All of China’s big four state-owned banks have posted second quarter profits ahead of consensus estimates, as an ongoing regulatory crackdown raises interbank funding costs and widens net interest margins.
The latest figures from the China Banking Regulatory Commission indicate that banking sector profits saw a year-on-year increase of 7.9% in the first half of 2017.
Out of China’s big four banks ICBC led second-quarter net income in terms of scale at 77.2 billion yuan, as compared to 75.45 billion yuan for the same period last year, followed by China Construction Bank, with net earnings of 68.33 billion yuan as compared to 65.99 billion yuan a year previously.
Bank of China came in third place, with second quarter net income of 57.04 billion yuan as compared to 46.42 billion yuan for the second quarter of 2016, while Agricultural Bank of China’s figures were 52.9 billion yuan and 50.46 billion yuan respectively.
The substantial year-on-year profit increase arrives amidst a concerted crackdown on the finance sector by Chinese regulators, as well as an ongoing deleveraging campaign aimed at combating shadow banking and reducing systemic risk.

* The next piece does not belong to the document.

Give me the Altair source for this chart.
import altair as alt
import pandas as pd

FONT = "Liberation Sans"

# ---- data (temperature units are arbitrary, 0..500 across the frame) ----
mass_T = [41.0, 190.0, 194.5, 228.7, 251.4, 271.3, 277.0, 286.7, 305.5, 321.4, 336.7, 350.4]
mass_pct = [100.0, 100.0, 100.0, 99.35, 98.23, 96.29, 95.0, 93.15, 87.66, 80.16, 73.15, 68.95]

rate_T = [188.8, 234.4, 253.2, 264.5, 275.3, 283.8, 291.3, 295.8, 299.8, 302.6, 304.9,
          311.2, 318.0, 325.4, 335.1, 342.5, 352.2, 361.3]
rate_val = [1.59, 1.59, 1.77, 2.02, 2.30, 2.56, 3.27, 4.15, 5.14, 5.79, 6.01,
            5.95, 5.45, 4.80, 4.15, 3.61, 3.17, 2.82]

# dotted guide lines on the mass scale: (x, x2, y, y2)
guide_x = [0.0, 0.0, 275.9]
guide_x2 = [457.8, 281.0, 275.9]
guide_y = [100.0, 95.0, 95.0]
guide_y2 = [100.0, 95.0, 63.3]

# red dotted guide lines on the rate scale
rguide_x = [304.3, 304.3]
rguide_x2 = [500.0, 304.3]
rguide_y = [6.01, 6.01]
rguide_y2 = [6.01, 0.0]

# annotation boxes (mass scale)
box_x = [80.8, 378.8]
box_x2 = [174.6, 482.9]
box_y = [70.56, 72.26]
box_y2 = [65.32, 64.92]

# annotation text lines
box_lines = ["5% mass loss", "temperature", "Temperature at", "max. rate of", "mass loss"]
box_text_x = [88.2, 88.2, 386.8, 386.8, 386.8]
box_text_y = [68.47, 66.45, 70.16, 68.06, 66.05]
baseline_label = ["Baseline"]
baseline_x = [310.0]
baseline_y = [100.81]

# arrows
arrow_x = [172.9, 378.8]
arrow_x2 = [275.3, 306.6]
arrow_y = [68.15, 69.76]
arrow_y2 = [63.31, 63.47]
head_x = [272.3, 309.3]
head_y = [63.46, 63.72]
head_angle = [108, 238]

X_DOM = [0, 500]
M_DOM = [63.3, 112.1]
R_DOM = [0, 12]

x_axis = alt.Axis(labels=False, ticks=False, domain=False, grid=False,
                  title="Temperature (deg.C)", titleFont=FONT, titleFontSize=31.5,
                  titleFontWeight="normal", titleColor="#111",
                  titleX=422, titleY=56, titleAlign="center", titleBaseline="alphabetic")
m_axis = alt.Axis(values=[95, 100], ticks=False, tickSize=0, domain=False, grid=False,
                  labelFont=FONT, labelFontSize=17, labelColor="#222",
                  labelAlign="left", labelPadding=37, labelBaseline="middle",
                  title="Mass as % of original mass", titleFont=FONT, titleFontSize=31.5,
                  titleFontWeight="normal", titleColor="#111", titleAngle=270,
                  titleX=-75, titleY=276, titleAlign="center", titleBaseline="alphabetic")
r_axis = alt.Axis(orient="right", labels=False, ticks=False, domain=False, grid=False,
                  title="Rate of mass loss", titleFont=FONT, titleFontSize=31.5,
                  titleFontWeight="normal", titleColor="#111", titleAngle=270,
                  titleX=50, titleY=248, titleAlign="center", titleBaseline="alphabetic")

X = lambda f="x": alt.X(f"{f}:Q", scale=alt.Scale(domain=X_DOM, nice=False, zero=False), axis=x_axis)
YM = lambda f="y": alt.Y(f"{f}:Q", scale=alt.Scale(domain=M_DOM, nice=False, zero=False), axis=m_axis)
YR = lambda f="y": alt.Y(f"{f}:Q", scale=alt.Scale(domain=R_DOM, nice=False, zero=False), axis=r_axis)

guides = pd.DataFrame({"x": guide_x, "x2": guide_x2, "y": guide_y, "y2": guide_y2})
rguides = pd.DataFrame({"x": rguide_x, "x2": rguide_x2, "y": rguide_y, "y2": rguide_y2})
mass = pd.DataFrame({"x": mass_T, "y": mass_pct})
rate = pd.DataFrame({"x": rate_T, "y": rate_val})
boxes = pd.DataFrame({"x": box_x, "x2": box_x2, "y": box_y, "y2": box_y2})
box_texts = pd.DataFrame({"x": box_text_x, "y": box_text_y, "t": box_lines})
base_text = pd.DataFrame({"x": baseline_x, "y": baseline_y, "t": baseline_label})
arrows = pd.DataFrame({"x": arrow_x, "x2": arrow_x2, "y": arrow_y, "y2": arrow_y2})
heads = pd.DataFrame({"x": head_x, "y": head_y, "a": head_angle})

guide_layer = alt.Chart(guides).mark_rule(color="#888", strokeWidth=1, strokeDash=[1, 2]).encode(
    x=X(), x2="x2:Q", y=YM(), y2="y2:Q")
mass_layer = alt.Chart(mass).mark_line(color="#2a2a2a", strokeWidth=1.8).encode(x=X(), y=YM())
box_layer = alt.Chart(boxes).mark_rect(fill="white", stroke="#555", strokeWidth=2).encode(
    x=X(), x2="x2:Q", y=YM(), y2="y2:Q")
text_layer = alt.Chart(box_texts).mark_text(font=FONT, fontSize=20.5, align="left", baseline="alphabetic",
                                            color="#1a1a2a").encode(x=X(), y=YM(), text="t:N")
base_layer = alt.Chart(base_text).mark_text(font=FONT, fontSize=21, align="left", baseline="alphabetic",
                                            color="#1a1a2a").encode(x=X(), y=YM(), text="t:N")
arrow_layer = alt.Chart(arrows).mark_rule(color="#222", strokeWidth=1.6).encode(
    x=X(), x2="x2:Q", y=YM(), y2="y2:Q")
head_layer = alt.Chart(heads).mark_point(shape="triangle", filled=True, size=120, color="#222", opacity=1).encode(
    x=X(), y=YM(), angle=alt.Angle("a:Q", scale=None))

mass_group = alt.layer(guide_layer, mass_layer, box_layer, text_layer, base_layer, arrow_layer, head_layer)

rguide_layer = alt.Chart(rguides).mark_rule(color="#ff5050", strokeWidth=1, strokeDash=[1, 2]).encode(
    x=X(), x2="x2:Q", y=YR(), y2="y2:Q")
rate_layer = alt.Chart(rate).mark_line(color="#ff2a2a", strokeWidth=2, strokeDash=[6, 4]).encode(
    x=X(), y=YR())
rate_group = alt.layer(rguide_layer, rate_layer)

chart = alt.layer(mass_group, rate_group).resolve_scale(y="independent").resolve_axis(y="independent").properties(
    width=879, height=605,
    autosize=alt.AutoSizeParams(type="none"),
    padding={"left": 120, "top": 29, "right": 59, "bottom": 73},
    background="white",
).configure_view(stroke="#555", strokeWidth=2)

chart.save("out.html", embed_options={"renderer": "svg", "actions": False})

The financial crackdown may have abetted the performance of the Big Four banks by tightening liquidity on the interbank market, pushing the cost of funds to their highest levels in two years, and widening net interest margins for well-positioned lenders.
ICBC’s net interest margin increased to 2.16% by the end of the first half from 2.12% in March, while for Bank of China NIM rose to 1.88% from 1.8% across the same period, and CCB’s margin increased to 2.14% from 2.13%.
The financial crackdown may have also boosted the performance of the big four banks – who jointly control 40% of Chinese deposits and possess a vast network of branches, by curbing shadow banking and increasing demand for conventional loans.
Central bank data indicates that a record-breaking 8.2 trillion yuan in new loans were extended across the first half for a year-on-year increase of 12%, as regulatory measures stymied key segments of the shadow banking sector such as interbank certificates of deposit and wealth management products.
CBRC data further indicates that non-performing loan levels have remained stable across the banking sector for three consecutive quarters, while all four of the big four banks posted declines in their NPL ratios across the first half.
Bank of China saw a decline to 1.38% in June from 1.46% in December, while ICBC reduced its NPL ratio to 1.57% from 1.62% across the same period.
ABC saw its NPL ratio fall to 2.19% from 2.37%, while for CCB the ratio edged lower to 1.51% from 1.52%.